Anonymous wrote:
Anonymous wrote:
Anonymous wrote:Who cares who beat who. College coaches honestly don’t care about scores. They want to see a competitive match. At the end of the day if one player from Capital or Pride ends up at the same school as a lower club player, what’s the difference.
But coaches do care if you play on a good team which is determined by wins and losses. Lose a lot and the team will be playing lower, less competitive teams and hence less college-coach interest.
The facts don’t support this.
Look at the 2023 M&D Black team. #3 in the country. Great winning record - far better than Capital Blue 2023.
M&D23 has more uncommitted players than CapBlue23. They also have players committed to schools where CapOrange23 players are going. Great schools - congrats to all. But if a winning record meant everything, M&D’s recruiting should have dominated. All of their players should have gone to top lax or academic schools. Yet CapBlue23 did as well (arguably better in some respects, depending on how you look at it).
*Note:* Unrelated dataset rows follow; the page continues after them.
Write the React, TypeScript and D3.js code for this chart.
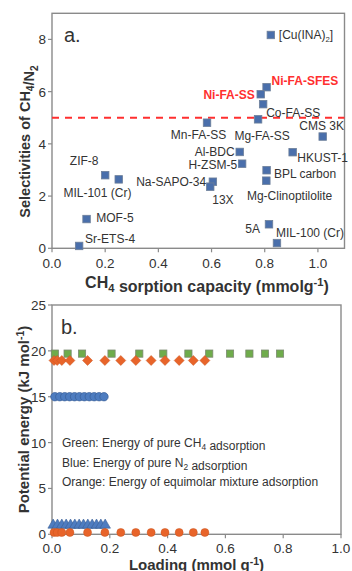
import React from "react";
import * as d3 from "d3";

// ---- panel a: CH4/N2 selectivity vs CH4 sorption capacity ----
const materials = [
  "[Cu(INA)2]", "Ni-FA-SFES", "Ni-FA-SS", "Co-FA-SS", "Mg-FA-SS", "Mn-FA-SS",
  "CMS 3K", "Al-BDC", "HKUST-1", "H-ZSM-5", "BPL carbon", "Mg-Clinoptilolite",
  "Na-SAPO-34", "13X", "5A", "MIL-100 (Cr)", "ZIF-8", "MIL-101 (Cr)", "MOF-5", "Sr-ETS-4",
];
const sorptionCapacity = [
  0.823, 0.807, 0.785, 0.794, 0.775, 0.583,
  1.018, 0.706, 0.905, 0.715, 0.807, 0.806,
  0.605, 0.595, 0.816, 0.846, 0.2, 0.251, 0.13, 0.102,
];
const selectivity = [
  8.17, 6.17, 5.9, 5.52, 4.94, 4.81,
  4.28, 3.69, 3.68, 3.24, 2.99, 2.59,
  2.55, 2.36, 0.92, 0.2, 2.8, 2.64, 1.12, 0.09,
];
const highlighted = ["Ni-FA-SFES", "Ni-FA-SS"];
const selectivityTarget = 5;
const xTicksA = [0, 0.2, 0.4, 0.6, 0.8, 1.0];
const yTicksA = [0, 2, 4, 6, 8];

// label placement (px offset from the marker, anchor)
const labelOffsets: [number, number, string][] = [
  [8, 0, "start"], [5, -6.6, "start"], [-6, 0.7, "end"], [3, 9, "start"], [4, 16, "middle"], [-8.5, 12.3, "middle"],
  [-1, -10.7, "middle"], [-5, 0, "end"], [4.7, 5, "start"], [-5, 1.3, "end"], [7.3, 3.7, "start"], [23.3, 15, "middle"],
  [-6.7, 0, "end"], [12.7, 13.3, "middle"], [-9, 4.7, "end"], [-1, -10.3, "start"], [-21, -14.6, "middle"], [-21.3, 13.4, "middle"],
  [9.7, -1, "start"], [6, -7, "start"],
];

// ---- panel b: potential energy vs loading ----
const loadingCH4 = [0.01, 0.054, 0.104, 0.206, 0.302, 0.385, 0.472, 0.544, 0.616, 0.683, 0.737, 0.789];
const energyCH4 = [19.7, 19.7, 19.7, 19.7, 19.7, 19.7, 19.7, 19.7, 19.7, 19.7, 19.7, 19.7];
const loadingMix = [0.007, 0.018, 0.034, 0.062, 0.123, 0.183, 0.238, 0.29, 0.343, 0.391, 0.44, 0.489, 0.529];
const energyMixHigh = [18.95, 18.95, 18.95, 18.95, 18.95, 18.95, 18.95, 18.95, 18.95, 18.95, 18.95, 18.95, 18.95];
const energyMixLow = [0.2, 0.2, 0.2, 0.2, 0.2, 0.2, 0.2, 0.2, 0.2, 0.2, 0.2, 0.2, 0.2];
const loadingN2 = [0.01, 0.027, 0.044, 0.061, 0.078, 0.095, 0.112, 0.129, 0.146, 0.163, 0.18];
const energyN2 = [15, 15, 15, 15, 15, 15, 15, 15, 15, 15, 15];
const loadingN2Low = [0.004, 0.019, 0.034, 0.049, 0.064, 0.079, 0.094, 0.109, 0.124, 0.139, 0.154, 0.169, 0.184];
const energyN2Low = [1, 1, 1, 1, 1, 1, 1, 1, 1, 1, 1, 1, 1];
const xTicksB = [0, 0.2, 0.4, 0.6, 0.8, 1.0];
const yTicksB = [0, 5, 10, 15, 20, 25];

const FONT = "'Liberation Sans', Arial, sans-serif";
const AXIS = "#8a8a8a";
const TXT = "#333";
const SQ_BLUE = "#4a6fab";
const GREEN = "#6fac4b";
const ORANGE = "#e8642a";
const BLUE = "#4d7cc0";
const RED = "#ff2f2f";

const Sub = ({ t, dy = 4 }: { t: string; dy?: number }) => (
  <>
    <tspan dy={dy} fontSize="0.7em">{t}</tspan>
    <tspan dy={-dy}>{""}</tspan>
  </>
);

const renderLabel = (name: string) => {
  if (name === "[Cu(INA)2]") {
    return (
      <>
        [Cu(INA)<tspan dy={3} fontSize="0.65em">2</tspan>
        <tspan dy={-3}>]</tspan>
      </>
    );
  }
  return name;
};

const App = () => {
  const W = 352;
  const H = 571;

  // panel a scales
  const xA = d3.scaleLinear().domain([0, 1.1]).range([52, 344.5]);
  const yA = d3.scaleLinear().domain([0, 9]).range([248.3, 13.3]);
  // panel b scales
  const xB = d3.scaleLinear().domain([0, 1]).range([52, 341]);
  const yB = d3.scaleLinear().domain([0, 25]).range([534.3, 305]);

  const fmt = d3.format(".1f");
  const sq = 7.5;

  const frame = (x: any, y: any) => {
    const [x0, x1] = x.range();
    const [y0, y1] = y.range();
    return (
      <rect x={x0} y={y1} width={x1 - x0} height={y0 - y1} fill="none" stroke={AXIS} strokeWidth={1.4} />
    );
  };

  const xAxis = (x: any, y: any, ticks: number[], labelY: number) => (
    <g>
      {ticks.map((t) => (
        <g key={t}>
          <line x1={x(t)} x2={x(t)} y1={y.range()[0]} y2={y.range()[0] + 4} stroke={AXIS} strokeWidth={1.2} />
          <text x={x(t)} y={labelY} textAnchor="middle" fontSize={13.5} fill={TXT}>{fmt(t)}</text>
        </g>
      ))}
    </g>
  );

  const yAxis = (x: any, y: any, ticks: number[]) => (
    <g>
      {ticks.map((t) => (
        <g key={t}>
          <line x1={x.range()[0] - 4} x2={x.range()[0]} y1={y(t)} y2={y(t)} stroke={AXIS} strokeWidth={1.2} />
          <text x={x.range()[0] - 6} y={y(t) + 5} textAnchor="end" fontSize={13.5} fill={TXT}>{t}</text>
        </g>
      ))}
    </g>
  );

  const diamond = (cx: number, cy: number, r: number) =>
    `M${cx},${cy - r}L${cx + r},${cy}L${cx},${cy + r}L${cx - r},${cy}Z`;
  const triangle = d3.symbol(d3.symbolTriangle, 48);

  return (
    <svg width={W} height={H} style={{ position: "absolute", left: 0, top: 0, background: "#fff" }} fontFamily={FONT}>
      {/* ---------- panel a ---------- */}
      {frame(xA, yA)}
      {xAxis(xA, yA, xTicksA, 268)}
      {yAxis(xA, yA, yTicksA)}
      <text x={64} y={42} fontSize={20} fill={TXT}>a.</text>
      <line
        x1={xA.range()[0]} x2={xA.range()[1]} y1={yA(selectivityTarget)} y2={yA(selectivityTarget)}
        stroke={RED} strokeWidth={1.8} strokeDasharray="7,6"
      />
      {materials.map((m, i) => {
        const cx = xA(sorptionCapacity[i]);
        const cy = yA(selectivity[i]);
        const [dx, dy, anchor] = labelOffsets[i];
        const hot = highlighted.includes(m);
        return (
          <g key={m}>
            <rect x={cx - sq / 2} y={cy - sq / 2} width={sq} height={sq} fill={SQ_BLUE} stroke="#6d7f99" strokeWidth={0.8} />
            <text
              x={cx + dx} y={cy + dy + 4.3} textAnchor={anchor as any}
              fontSize={12} fontWeight={hot ? "bold" : "normal"} fill={hot ? RED : TXT}
            >
              {renderLabel(m)}
            </text>
          </g>
        );
      })}
      <text x={207} y={287.5} textAnchor="middle" fontSize={16} fontWeight="bold" fill={TXT}>
        CH<Sub t="4" /> sorption capacity (mmolg<tspan dy={-6} fontSize="0.7em">-1</tspan><tspan dy={6}>)</tspan>
      </text>
      <text transform="translate(30,141.5) rotate(-90)" textAnchor="middle" fontSize={14.5} fontWeight="bold" fill={TXT}>
        Selectivities of CH<Sub t="4" />/N<Sub t="2" />
      </text>

      {/* ---------- panel b ---------- */}
      {frame(xB, yB)}
      {xAxis(xB, yB, xTicksB, 552.5)}
      {yAxis(xB, yB, yTicksB)}
      <text x={61} y={334} fontSize={20} fill={TXT}>b.</text>
      {loadingN2Low.map((l, i) => (
        <path key={"t" + i} d={triangle()!} transform={`translate(${xB(l)},${yB(energyN2Low[i])})`} fill={BLUE} stroke="#3a5f96" strokeWidth={0.6} />
      ))}
      {loadingMix.map((l, i) => (
        <circle key={"oc" + i} cx={xB(l)} cy={yB(energyMixLow[i])} r={4} fill={ORANGE} stroke="#c9541f" strokeWidth={0.5} />
      ))}
      {loadingN2.map((l, i) => (
        <circle key={"bc" + i} cx={xB(l)} cy={yB(energyN2[i])} r={4.2} fill={BLUE} stroke="#3a5f96" strokeWidth={0.7} />
      ))}
      {loadingCH4.map((l, i) => (
        <rect key={"g" + i} x={xB(l) - 3.6} y={yB(energyCH4[i]) - 3.6} width={7.2} height={7.2} fill={GREEN} stroke="#7c8a72" strokeWidth={0.8} />
      ))}
      {loadingMix.map((l, i) => (
        <path key={"od" + i} d={diamond(xB(l), yB(energyMixHigh[i]), 5)} fill={ORANGE} stroke="#c9541f" strokeWidth={0.5} />
      ))}
      <g fontSize={12} fill={TXT}>
        <text x={62} y={446.5}>Green: Energy of pure CH<Sub t="4" dy={3} /> adsorption</text>
        <text x={62} y={466.5}>Blue: Energy of pure N<Sub t="2" dy={3} /> adsorption</text>
        <text x={62} y={486}>Orange: Energy of equimolar mixture adsorption</text>
      </g>
      <text x={196.5} y={569.5} textAnchor="middle" fontSize={15} fontWeight="bold" fill={TXT}>
        Loading (mmol g<tspan dy={-5} fontSize="0.7em">-1</tspan><tspan dy={5}>)</tspan>
      </text>
      <text transform="translate(29,419.5) rotate(-90)" textAnchor="middle" fontSize={15} fontWeight="bold" fill={TXT}>
        Potential energy (kJ mol<tspan dy={-5} fontSize="0.7em">-1</tspan><tspan dy={5}>)</tspan>
      </text>
    </svg>
  );
};

export default App;
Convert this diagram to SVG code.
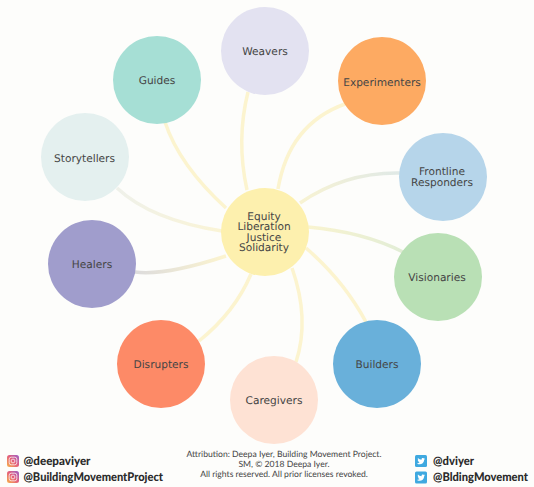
<svg xmlns="http://www.w3.org/2000/svg" width="534" height="487" viewBox="0 0 534 487">
<style>
.n{font-family:"DejaVu Sans",sans-serif;font-size:10.6px;fill:#454545;text-anchor:middle;text-rendering:geometricPrecision}
.c{fill:none;stroke-width:3.500;stroke-linecap:butt}
.y{stroke:#fcf4cf}
.h{font-family:"Lato",sans-serif;font-weight:900;font-size:12px;fill:#2b2b2b;text-rendering:geometricPrecision}
.a{font-family:"Lato",sans-serif;font-size:8.6px;fill:#444;text-anchor:middle;text-rendering:geometricPrecision}
</style>
<defs>
<linearGradient id="ig" x1="0" y1="1" x2="1" y2="0"><stop offset="0" stop-color="#f7b34a"/><stop offset=".5" stop-color="#e5607a"/><stop offset="1" stop-color="#9a5fc8"/></linearGradient>
<linearGradient id="gF" gradientUnits="userSpaceOnUse" x1="300" y1="203" x2="398" y2="173"><stop offset="0" stop-color="#f8f3d2"/><stop offset="1" stop-color="#e0e9e6"/></linearGradient>
<linearGradient id="gV" gradientUnits="userSpaceOnUse" x1="309" y1="227" x2="402" y2="251"><stop offset="0" stop-color="#f9f4d0"/><stop offset="1" stop-color="#e2edd6"/></linearGradient>
<linearGradient id="gH" gradientUnits="userSpaceOnUse" x1="225" y1="256" x2="136" y2="272"><stop offset="0" stop-color="#fcf4cf"/><stop offset="1" stop-color="#dddcdc"/></linearGradient>
<linearGradient id="gS" gradientUnits="userSpaceOnUse" x1="220" y1="231" x2="118" y2="189"><stop offset="0" stop-color="#faf4d6"/><stop offset="1" stop-color="#eff1ea"/></linearGradient>
<g id="igi"><rect width="12" height="12" rx="2.500" fill="url(#ig)"/><rect x="2.200" y="2.200" width="7.600" height="7.600" rx="2" fill="none" stroke="#fff" stroke-width=".9" opacity=".8"/><circle cx="6" cy="6" r="1.900" fill="none" stroke="#fff" stroke-width=".9" opacity=".8"/></g>
<g id="twi"><rect width="12" height="12" rx="1.500" fill="#3fa9e0"/><path d="M2.300 8.700c2.700 1.400 6.600.4 6.900-4l.8-.9-.9.2.7-.9-1 .4c-.9-1-2.600-.2-2.200 1.200C5.200 4.700 3.900 4 3 3c-.4.8-.2 1.600.5 2.100l-.7-.1c0 .8.5 1.300 1.200 1.500l-.7.1c.2.600.7.900 1.400 1-.7.500-1.500.7-2.400.6z" fill="#fff"/></g>
</defs>
<rect width="534" height="487" fill="#fdfdfb"/>
<g id="connectors">
<path class="c y" d="M247 190Q236 140 248 92"/>
<path class="c y" d="M278 189Q289 124 345 104"/>
<path class="c" stroke="url(#gF)" d="M300 203Q345 172 400 173"/>
<path class="c" stroke="url(#gV)" d="M308 227Q364 232 403 252"/>
<path class="c y" d="M306 248Q344 281 366 322"/>
<path class="c y" d="M292 268Q310 319 296 362"/>
<path class="c y" d="M251 274Q235 312 199 341"/>
<path class="c" stroke="url(#gH)" d="M226 256Q165 276 135 272"/>
<path class="c" stroke="url(#gS)" d="M222 231Q151 220 117 188"/>
<path class="c y" d="M226 208Q179 165 165 122"/>
</g>
<g id="hub"><circle cx="265" cy="232" r="44" fill="#fdf0ae"/><text class="n" x="264" y="219.500">Equity</text><text class="n" x="264" y="230">Liberation</text><text class="n" x="264" y="240.500">Justice</text><text class="n" x="264" y="251">Solidarity</text></g>
<g id="weavers"><circle cx="265" cy="51" r="44" fill="#e3e2f1"/><text class="n" x="265" y="55">Weavers</text></g>
<g id="experimenters"><circle cx="382" cy="81" r="44" fill="#fdaa62"/><text class="n" x="382" y="86">Experimenters</text></g>
<g id="frontline"><circle cx="443" cy="177" r="44" fill="#b6d5ea"/><text class="n" x="442" y="175">Frontline</text><text class="n" x="442" y="186">Responders</text></g>
<g id="visionaries"><circle cx="438" cy="277" r="44" fill="#b9e0b5"/><text class="n" x="437" y="281">Visionaries</text></g>
<g id="builders"><circle cx="377" cy="364" r="44" fill="#69b0da"/><text class="n" x="377" y="368">Builders</text></g>
<g id="caregivers"><circle cx="274" cy="400" r="44" fill="#fee2d4"/><text class="n" x="274" y="404">Caregivers</text></g>
<g id="disrupters"><circle cx="161" cy="364" r="44" fill="#fd8a67"/><text class="n" x="161" y="368">Disrupters</text></g>
<g id="healers"><circle cx="92" cy="264" r="44" fill="#a09dcc"/><text class="n" x="92" y="268">Healers</text></g>
<g id="storytellers"><circle cx="85" cy="157" r="44" fill="#e4f0ef"/><text class="n" x="84.500" y="162">Storytellers</text></g>
<g id="guides"><circle cx="157" cy="80" r="44" fill="#a6dfd5"/><text class="n" x="157" y="84">Guides</text></g>
<use href="#igi" x="7" y="455"/>
<use href="#igi" x="7" y="471"/>
<text class="h" x="23.500" y="464.500" textLength="67" lengthAdjust="spacingAndGlyphs">@deepaviyer</text>
<text class="h" x="23.500" y="481" textLength="139.500" lengthAdjust="spacingAndGlyphs">@BuildingMovementProject</text>
<text class="a" x="284" y="457">Attribution: Deepa Iyer, Building Movement Project.</text>
<text class="a" x="284" y="467">SM, © 2018 Deepa Iyer.</text>
<text class="a" x="284" y="477">All rights reserved. All prior licenses revoked.</text>
<use href="#twi" x="415" y="455"/>
<use href="#twi" x="415" y="471.500"/>
<text class="h" x="433" y="464.500" textLength="41" lengthAdjust="spacingAndGlyphs">@dviyer</text>
<text class="h" x="433" y="481" textLength="95" lengthAdjust="spacingAndGlyphs">@BldingMovement</text>
</svg>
Being competitive against other good teams! M&D is an easy target bc they don’t play half their players in the tough games which limits recruits. winning games determines which teams you play!
If Capital was getting routinely destroyed by MD or NY teams then I would absolutely agree with you. This would result in being pushed to a lower bracket, which would be bad for the team, the players, their recruiting prospects, and the club.
But people have posted Capital scores against the top 10 teams and they are usually pretty close. Rarely any total crushing wins. Such losses aren’t enough to get knocked down to lower divisions.
Coaches want standout players. If your DD is playing on a competitive team in the right tournaments against the best teams, and shines at the right moment when the coaches are looking, that’s what counts. They also need to be on a club that will give them ample time on the field to make those plays given how short tourney games are.
Being competitive, not win / loss records, is what matters.